Thüringen prüft Alternativen zum Gefängnisneubau mit Sachsen

Ein gemeinsames Großprojekt sollte die Zusammenarbeit zwischen Thüringen und Sachsen stärken: Der Gefängnisneubau in Zwickau. Nun ist unklar, wann die Haftanstalt in Betrieb gehen kann. Doch die Zeit drängt.

Erfurt/Zwickau (dpa) – Die Thüringische Landesregierung prüft Alternativen zum gemeinsamen Gefängnisneubau mit dem Land Sachsen. Die vermutlich mehrjährige Verzögerung beim Bau der JVA in Zwickau mache dies notwendig, teilte das Justizministerium auf Anfrage der Deutschen Presse-Agentur in Erfurt mit. Es verwies dabei unter anderem darauf, dass nach dem Thüringer Justizvollzugsgesetz die Unterbringung von Gefangenen in Gemeinschaftszellen nur noch bis Ende 2024 zulässig ist. «Daher macht die wiederholte Verzögerung die Prüfung von Alternativen notwendig.»

Im Juni hatte Sachsens Finanzministerium bekanntgegeben, dass die Ausschreibung für die Hauptbauarbeiten des neuen Gefängnisses aufgehoben worden sei. Es sei kein wirtschaftlich vertretbares Angebot eingegangen. Laut Ministeriumssprecher Stephan Gößl sollte ein neues Vergabeverfahren vorbereitet werden. Das steht aber derzeit noch aus. «Da wir uns entschlossen haben, Arbeiten als Einzellose auszuschreiben, ist noch Vorplanung nötig», sagte Gößl. Deshalb könne momentan auch nicht seriös Auskunft über die zu erwartenden zeitlichen Abläufe gegeben werden.

Für Thüringen sollten im neuen Gefängnis 370 der insgesamt 820 Haftplätze vorgehalten werden. Nach der Schließung der Haftanstalt in Gera im vergangenen Jahr werden die Gefangenen derzeit auf die fünf noch vorhandenen Gefängnisse im Land verteilt. Dort entsprechen die Haftbedingungen aber nicht überall dem Standard, der erreicht werden soll. «Die Bedingungen in den Justizvollzugsanstalten sind darauf ausgerichtet, ein Klima zu schaffen, in dem die Umsetzung des gesetzlichen Sicherungs- und Resozialisierungsauftrags möglich wird», so der Sprecher des Justizministeriums, Oliver Will.
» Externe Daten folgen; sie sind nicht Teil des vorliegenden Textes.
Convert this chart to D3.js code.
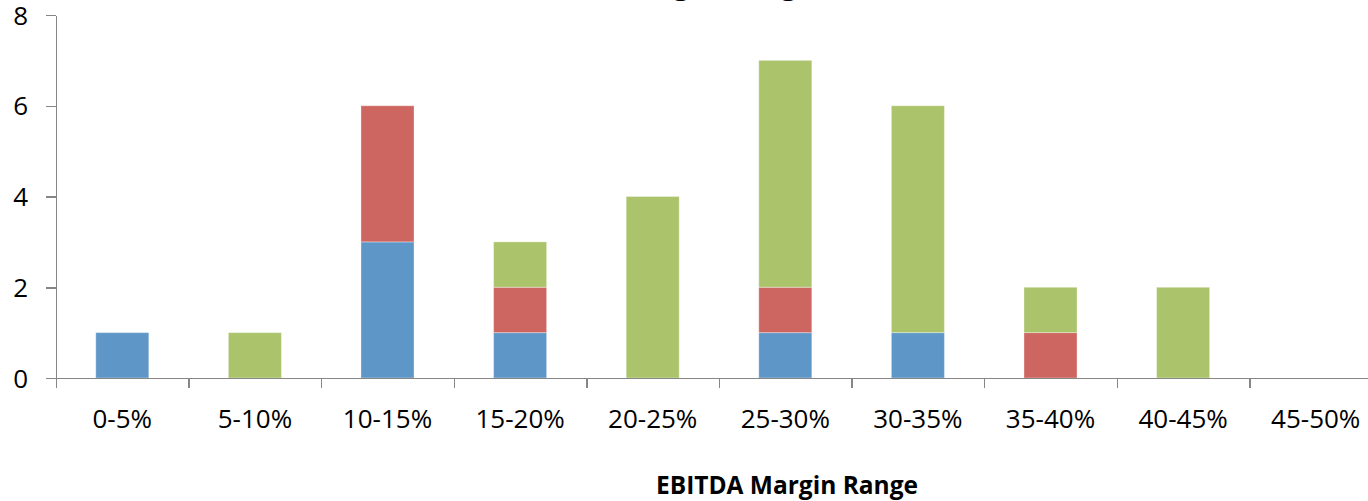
<!DOCTYPE html>
<meta charset="utf-8">
<title>EBITDA Margin Range</title>
<style type="text/css">
body {
  margin: 0;
  background: #fff;
  font-family: "Open Sans", sans-serif;
}
.axis path,
.axis line {
  fill: none;
  stroke: #868686;
  stroke-width: 1.5;
  shape-rendering: crispEdges;
}
.axis text {
  font-family: "Open Sans", sans-serif;
  font-size: 26px;
  fill: #000;
}
.bar {
  stroke: #fff;
  stroke-opacity: 0.35;
  stroke-width: 1;
}
</style>
<script type="text/javascript" src="https://cdn.jsdelivr.net/npm/d3@7/dist/d3.min.js"></script>
<body>
<script>
var width = 1368;
var height = 501;

var ranges = ["0-5%","5-10%","10-15%","15-20%","20-25%","25-30%","30-35%","35-40%","40-45%","45-50%"];
var seriesNames = ["Blue","Red","Green"];
var blueCounts  = [1,0,3,1,0,1,1,0,0,0];
var redCounts   = [0,0,3,1,0,1,0,1,0,0];
var greenCounts = [0,1,0,1,4,5,5,1,2,0];
var colors = ["#5f96c8","#cd6560","#abc46c"];
var yTicks = [0,2,4,6,8];

var rows = ranges.map(function(r, i) {
  return {range: r, Blue: blueCounts[i], Red: redCounts[i], Green: greenCounts[i]};
});

var plotLeft = 56, plotRight = 1382, plotTop = 15, plotBottom = 378;

var svg = d3.select('body').append('svg').attr('width', width).attr('height', height);

var x = d3.scaleBand().domain(ranges).range([plotLeft, plotRight])
          .paddingInner(0.6).paddingOuter(0.3);
var xEdges = d3.scaleLinear().domain([0, ranges.length]).range([plotLeft, plotRight]);
var y = d3.scaleLinear().domain([0, 8]).range([plotBottom, plotTop]);

var stack = d3.stack().keys(seriesNames);
var layers = stack(rows);

svg.selectAll('.layer')
   .data(layers)
   .enter()
   .append('g')
   .attr('class', 'layer')
   .attr('fill', function(d, i) { return colors[i]; })
   .selectAll('rect')
   .data(function(d) { return d.filter(function(p) { return p[1] > p[0]; }); })
   .enter()
   .append('rect')
   .attr('class', 'bar')
   .attr('x', function(d) { return x(d.data.range); })
   .attr('y', function(d) { return y(d[1]); })
   .attr('width', x.bandwidth())
   .attr('height', function(d) { return y(d[0]) - y(d[1]); });

// y axis
svg.append('g')
   .attr('class', 'axis')
   .attr('transform', 'translate(' + plotLeft + ',0)')
   .call(d3.axisLeft(y).tickValues(yTicks).tickSize(10).tickSizeOuter(0).tickPadding(18))
   .selectAll('text').attr('dy', '0.35em');

// x axis boundary ticks
svg.append('g')
   .attr('class', 'axis')
   .attr('transform', 'translate(0,' + plotBottom + ')')
   .call(d3.axisBottom(xEdges).ticks(ranges.length).tickSize(10).tickSizeOuter(0).tickFormat(''));

// x axis labels
var xLab = svg.append('g')
   .attr('class', 'axis')
   .attr('transform', 'translate(0,' + plotBottom + ')')
   .call(d3.axisBottom(x).tickSize(0).tickPadding(32));
xLab.select('.domain').remove();

svg.append('text')
   .attr('x', 787)
   .attr('y', 494)
   .attr('text-anchor', 'middle')
   .style('font-family', '"Open Sans", sans-serif')
   .style('font-weight', 'bold')
   .style('font-size', '24.5px')
   .text('EBITDA Margin Range');

// chart title, mostly above the visible area
svg.append('text')
   .attr('x', 659)
   .attr('y', -6.5)
   .attr('text-anchor', 'middle')
   .style('font-family', '"Open Sans", sans-serif')
   .style('font-weight', 'bold')
   .style('font-size', '29px')
   .text('EBITDA Margin Range');
</script>
</body>
</html>
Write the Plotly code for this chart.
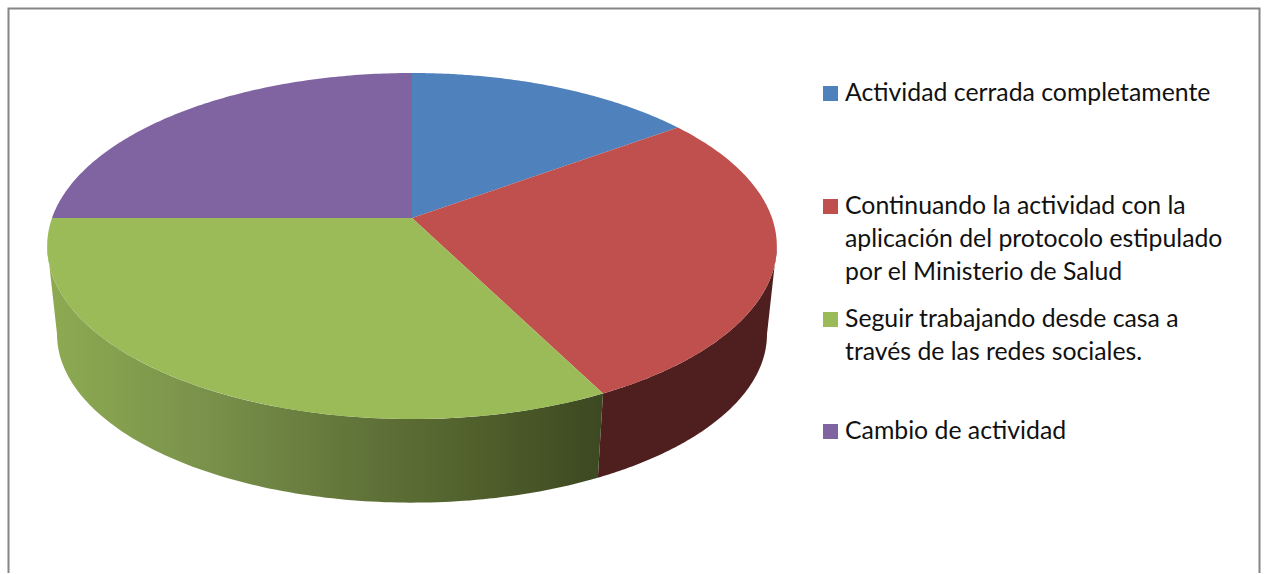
import numpy as np
import plotly.graph_objects as go

# porcentajes
categorias = [
    "Actividad cerrada completamente",
    "Continuando la actividad con la aplicación del protocolo estipulado por el Ministerio de Salud",
    "Seguir trabajando desde casa a través de las redes sociales.",
    "Cambio de actividad",
]
valores = [15, 27.5, 32.5, 25]
lineas_leyenda = [
    ["Actividad cerrada completamente"],
    ["Continuando la actividad con la", "aplicación del protocolo estipulado", "por el Ministerio de Salud"],
    ["Seguir trabajando desde casa a", "través de las redes sociales."],
    ["Cambio de actividad"],
]
colores = ["#4F81BD", "#C0504D", "#9BBB59", "#8064A2"]
y_leyenda = [93, 206, 319, 431]

# geometria de la tarta en pixeles, con perspectiva
CX, CY = 412, 218
R, S, K = 360, 168.5, 0.162
BASE_CY, BASE_ESCALA = 307, 0.973
ANG_DER, ANG_IZQ = 99.3, 260.7


def proyectar(angulos, cy=CY, escala=1.0):
    t = np.radians(angulos)
    d = 1 + K * np.cos(t)
    return CX + escala * R * np.sin(t) / d, cy - escala * S * np.cos(t) / d


def lado(a0, a1):
    # pared lateral entre dos angulos
    ang = np.linspace(a0, a1, 120)
    x1, y1 = proyectar(ang)
    x2, y2 = proyectar(ang[::-1], BASE_CY, BASE_ESCALA)
    return np.r_[x1, x2], np.r_[y1, y2]


limites = np.cumsum([0] + valores) / sum(valores) * 360

fig = go.Figure()

# paredes laterales
corte = limites[2]
x, y = lado(ANG_DER, corte)
fig.add_trace(go.Scatter(x=x, y=y, fill='toself', mode='none', fillcolor='#4E1F1E', hoverinfo='skip'))
x, y = lado(corte, ANG_IZQ)
fig.add_trace(go.Scatter(
    x=x, y=y, fill='toself', mode='none', hoverinfo='skip',
    fillgradient=dict(
        type='horizontal', start=46, stop=604,
        colorscale=[[0, '#8EAB52'], [0.3, '#78904A'], [0.55, '#62753A'], [0.75, '#52622D'], [1, '#3C4821']]
    )
))

# cara superior
for i, nombre in enumerate(categorias):
    ang = np.linspace(limites[i], limites[i + 1], 120)
    x, y = proyectar(ang)
    fig.add_trace(go.Scatter(
        x=np.r_[CX, x, CX], y=np.r_[CY, y, CY], name=nombre,
        fill='toself', mode='none', fillcolor=colores[i],
        hoverinfo='name'
    ))

# leyenda
shapes = [dict(type='path', path='M8.5,573 L8.5,8.5 L1259.5,8.5 L1259.5,573',
               line=dict(color='#868686', width=2))]
annotations = []
for lineas, color, y0 in zip(lineas_leyenda, colores, y_leyenda):
    shapes.append(dict(type='rect', x0=823, x1=838, y0=y0 - 7, y1=y0 + 8,
                       fillcolor=color, line=dict(width=0)))
    for j, texto in enumerate(lineas):
        annotations.append(dict(x=845, y=y0 + j * 33 - 1.5, text=texto, showarrow=False,
                                xanchor='left', yanchor='middle', xshift=-2,
                                font=dict(family='Lato', size=24.8, color='#111111')))

fig.update_layout(
    width=1264, height=574,
    margin=dict(t=0, b=0, l=0, r=0),
    paper_bgcolor='white', plot_bgcolor='white',
    showlegend=False,
    xaxis=dict(range=[0, 1264], visible=False, fixedrange=True),
    yaxis=dict(range=[574, 0], visible=False, fixedrange=True),
    shapes=shapes, annotations=annotations
)

fig.write_html("out.html", config=dict(displayModeBar=False),
               post_script="document.body.style.margin='0';document.body.style.overflow='hidden';")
Dazu gehörten etwa die Einzelunterbringung der Gefangenen, ausreichende Arbeitsflächen und Unterrichtsräume, individuelle Behandlungsangebote und kulturelle Betätigungsmöglichkeiten. «Der Ausbau der Einzelunterbringung war auch einer der Aspekte, die für den gemeinsamen Neubau in Zwickau sprachen», erklärt Will.

Auch wenn es keine direkte Ausstiegsklausel aus dem über eine Laufzeit von 30 Jahren abgeschlossenen Staatsvertrag für das gemeinsame Gefängnis gibt, bleibt wohl ein Hintertürchen offen. Denn in dem Schriftstück heißt es, dass sich die Partner zu Nachverhandlungen verpflichten, «sofern sich während der Laufzeit dieses Staatsvertrags Änderungen tatsächlicher oder rechtlicher Art ergeben, die Auswirkungen auf die Vertragsdurchführung haben.»

Noch gibt es keine Entscheidung über einen möglichen eigenen Weg Thüringens in der Gefängnisfrage, doch langsam drängt die Zeit. Eigentlich hätte der Neubau in Zwickau bereits im kommenden Jahr eröffnen sollen. Nun ist fraglich, wann der Betrieb dort losgehen kann. Bei der Prüfung von Alternativen wurde laut Justizministerium auch das Angebot von Geras Oberbürgermeister Julian Vonarb (parteilos) «zur Kenntnis genommen und in die Prüfungen einbezogen.» Vonarb hatte vorgeschlagen, einen Standort in Gera für eine neue Thüringer Haftanstalt zu finden.